Schon heute beklagt sich der Aargauische Gewerbeverband regelmässig über den Fachkräftemangel. Auch am 13. KMU-Anlass des Verbandes und der Neuen Aargauer Bank war das Thema traktandiert. 500 Unternehmerinnen und Unternehmer aus dem ganzen Kanton haben sich am Mittwochabend in Windisch getroffen.
«Es gibt einen Fachkräftemangel, vor allem Spezialisten wie Ingenieure zum Beispiel fehlen», bestätigt der Wohler Personalvermittler Marc Koller. «Diese Spezialisten suchen sich eine Firma aus, nicht umgekehrt.»
Stelleninserate müssten deshalb heute eher wie Bewerbungsschreiben daherkommen, so der Inhaber der Hunter Personal GmbH. «Man muss erklären, welche Benefits der Mitarbeiter hat. Dann kommen die Fachleute.»
Sie wollen Weiterbildung, gleitende Arbeitszeiten und auch mal den Hund ins Büro mitnehmen können.
Ein 50-jähriger Mitarbeiter suche einen guten Lohn und Sicherheit, so Koller weiter. Junge Menschen möchten «Weiterbildung, gleitende Arbeitszeiten und vielleicht auch mal den Hund ins Büro mitbringen».
Junge Mitarbeitende haben neue Ansprüche
Die Generation Y (ab Jahrgang 1985) und die Generation X (ab Jahrgang 1995) seien durch die Digitalisierung geprägt, erklärte dazu der erst knapp 23-jährige deutsche Unternehmensberater Philipp Riederle in einem Referat. Junge Arbeitnehmer lechzten nach Abwechslung, neuen Herausforderungen, Weiterbildung, Spass und Sinnhaftigkeit bei der Arbeit.
Das heisst auch: Viele junge Mitarbeitende wechseln die Firma viel häufiger – die vermeintlich sichere Stelle für das ganze Leben ist nicht mehr gefragt.
Diesen Trend spüre man schon, bestätigen auch die Aargauer Unternehmer. Matthias Frei von der Unifil Filtertechnik AG in Niederlenz zum Beispiel bietet seinen Mitarbeitenden Weiterbildungen an. «Wir versuchen das zu ermöglichen, beteiligen uns auch an den Kosten.»
Sie wollen lieber mehr Ferien als mehr Lohn.
Im Gegenzug verpflichtet Frei seine Mitarbeitenden aber zur Weiterarbeit im Unternehmen. So gut wie es eben geht. «Es ist schon so: Nach zwei Jahren ist die Ausbildung vorbei und dann, ja, kann es schon sein, dass die Jungen anderswo eine neue Herausforderung suchen. Sie sind offener in dieser Frage als frühere Generationen.»
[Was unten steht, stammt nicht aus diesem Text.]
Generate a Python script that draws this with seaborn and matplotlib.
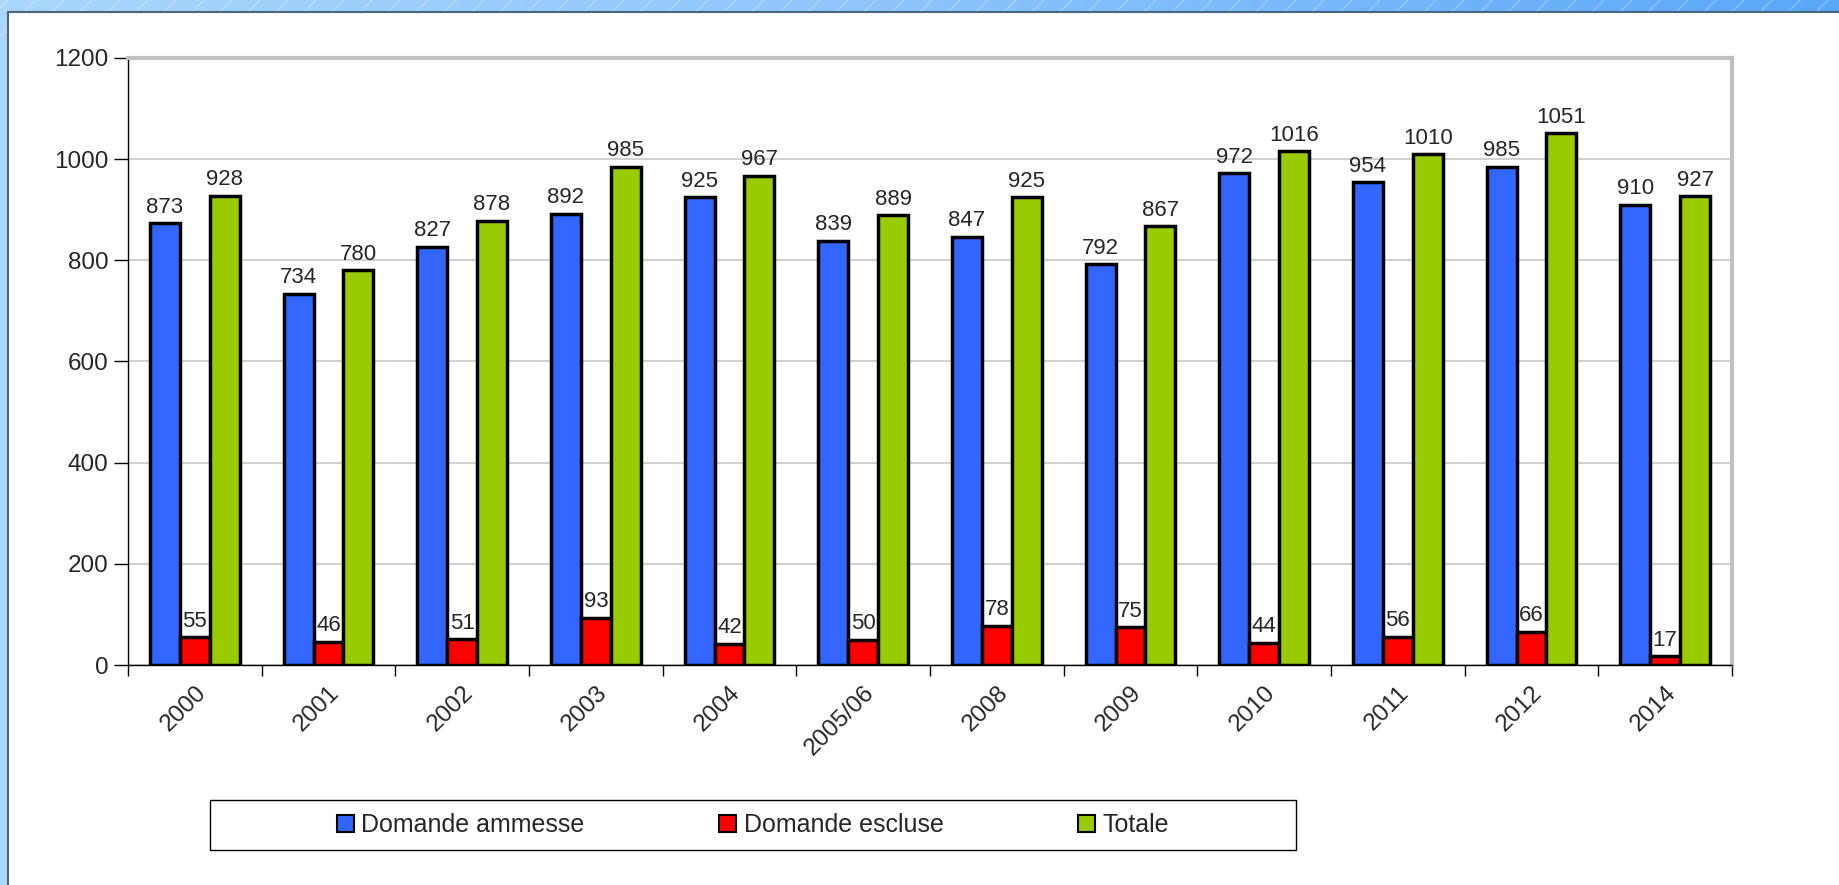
import numpy as np
import pandas as pd
import matplotlib
matplotlib.use("Agg")
import matplotlib.pyplot as plt
from matplotlib.patches import Rectangle, Patch
from matplotlib.colors import LinearSegmentedColormap
import seaborn as sns

# dati
anni = ["2000", "2001", "2002", "2003", "2004", "2005/06", "2008", "2009",
        "2010", "2011", "2012", "2014"]
ammesse = [873, 734, 827, 892, 925, 839, 847, 792, 972, 954, 985, 910]
escluse = [55, 46, 51, 93, 42, 50, 78, 75, 44, 56, 66, 17]
totale = [928, 780, 878, 985, 967, 889, 925, 867, 1016, 1010, 1051, 927]

serie = ["Domande ammesse", "Domande escluse", "Totale"]
colori = ["#3366FF", "#FF0000", "#99CC00"]

df = pd.DataFrame({
    "Anno": anni * 3,
    "Serie": [serie[0]] * len(anni) + [serie[1]] * len(anni) + [serie[2]] * len(anni),
    "Valore": ammesse + escluse + totale,
})

sns.set_style("white")
plt.rcParams["font.family"] = ["Liberation Sans", "DejaVu Sans"]

W, H = 1840, 885
fig = plt.figure(figsize=(W / 100, H / 100), dpi=100)
fig.patch.set_facecolor("white")

# cornice blu in stile PowerPoint
bg = fig.add_axes([0, 0, 1, 1], zorder=-5)
bg.set_xlim(0, W)
bg.set_ylim(H, 0)
bg.axis("off")
cmap = LinearSegmentedColormap.from_list("cornice", ["#aad6fc", "#8cc4fb", "#5aa8f8"])
grad = np.tile(np.linspace(0, 1, 256), (8, 1))
bg.imshow(grad, cmap=cmap, extent=[0, W, H, 0], aspect="auto")
for x0 in range(-200, W + 200, 28):
    bg.plot([x0, x0 + 40], [40, 0], color="white", alpha=0.35, lw=0.8)
bg.add_patch(Rectangle((8, 12), W, H, facecolor="white", edgecolor="#4a6580", lw=1.5, zorder=3))

# area del grafico
ax = fig.add_axes([128 / W, 1 - 665 / H, (1732 - 128) / W, (665 - 58) / H])
sns.barplot(data=df, x="Anno", y="Valore", hue="Serie", palette=colori,
            width=0.67, gap=0, edgecolor="black", linewidth=2.5, saturation=1,
            ax=ax, legend=False, zorder=3)

for cont in ax.containers:
    ax.bar_label(cont, fmt="%d", padding=4, fontsize=16)

ax.set_ylim(0, 1200)
ax.set_yticks(range(0, 1201, 200))
ax.set_xlim(-0.5, len(anni) - 0.5)
ax.set_xlabel("")
ax.set_ylabel("")
ax.yaxis.grid(True, color="#c8c8c8", linewidth=1.2)
ax.set_axisbelow(True)

for s in ["top", "right"]:
    ax.spines[s].set_color("#c0c0c0")
    ax.spines[s].set_linewidth(3)
for s in ["left", "bottom"]:
    ax.spines[s].set_color("black")
    ax.spines[s].set_linewidth(1)

ax.tick_params(axis="y", labelsize=17.5, length=10, width=1, color="black",
               direction="out", left=True, pad=4)
ax.set_xticks(range(len(anni)))
ax.set_xticklabels(anni, rotation=45, ha="right", rotation_mode="anchor", fontsize=17.5)
ax.tick_params(axis="x", which="major", length=0, pad=12)
ax.set_xticks(np.arange(-0.5, len(anni), 1), minor=True)
ax.tick_params(axis="x", which="minor", length=8, width=1, color="black",
               direction="out", bottom=True)

# legenda
fig.add_artist(Rectangle((210 / W, 1 - 850 / H), (1296 - 210) / W, 50 / H,
                         transform=fig.transFigure, facecolor="white",
                         edgecolor="black", lw=1))
handles = [Patch(facecolor=c, edgecolor="black", lw=1.5) for c in colori]
fig.legend(handles, serie, loc="center", bbox_to_anchor=(753 / W, 1 - 825 / H),
           ncol=3, frameon=False, fontsize=18, handlelength=0.67, handleheight=0.67,
           handletextpad=0.3, columnspacing=5.4)

plt.savefig("out.png", dpi=100)
plt.close()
Auch Christoph Leimgruber von der Werkzeugfabrik Alesa AG in Seengen stellt einen Wertewandel fest bei jüngeren Generationen. «Es kam schon vor, dass einer lieber mehr Ferien wollte als mehr Lohn. Das ist anders als vor zwanzig Jahren.»
Firmen ohne Chefs?
Die neuen Ansprüche der jungen Mitarbeitenden-Generation stellt die Chefs vor neue Herausforderungen. Referent Tonio Zemp ist diese Herausforderungen mit einem radikalen Wandel in seiner IT-Firma angegangen: Er hat das gesamte Management und damit seinen eigenen Job abgeschafft. Alle Mitarbeitenden gestalten jetzt gemeinsam die Firma - haben dadurch viel mehr Freiraum gewonnen, aber auch Verantwortung übernommen.
Ein radikaler Ansatz, zu dem die meisten Aargauer Unternehmer wohl noch nicht bereit sind, wie eine nicht repräsentative Umfrage nach dem KMU-Anlass vermuten lässt. Ein Teilnehmer schätzt: «Rund 80 Prozent der Leute hier denken wohl, das sei nichts für ihre Firma.»
Die Digitalisierung stellt die Aargauer Wirtschaft vor grosse, neue Herausforderungen. Etwas neue Software im Büro oder ein paar Roboter in den Fabrikhallen reichen wohl nicht, um diesen Herausforderungen gerecht zu werden. Gefragt sind neue Konzepte, neue Strukturen. Denn nicht nur die Technologie verändert sich rasant, auch die Menschen verändern sich in diesem Umfeld.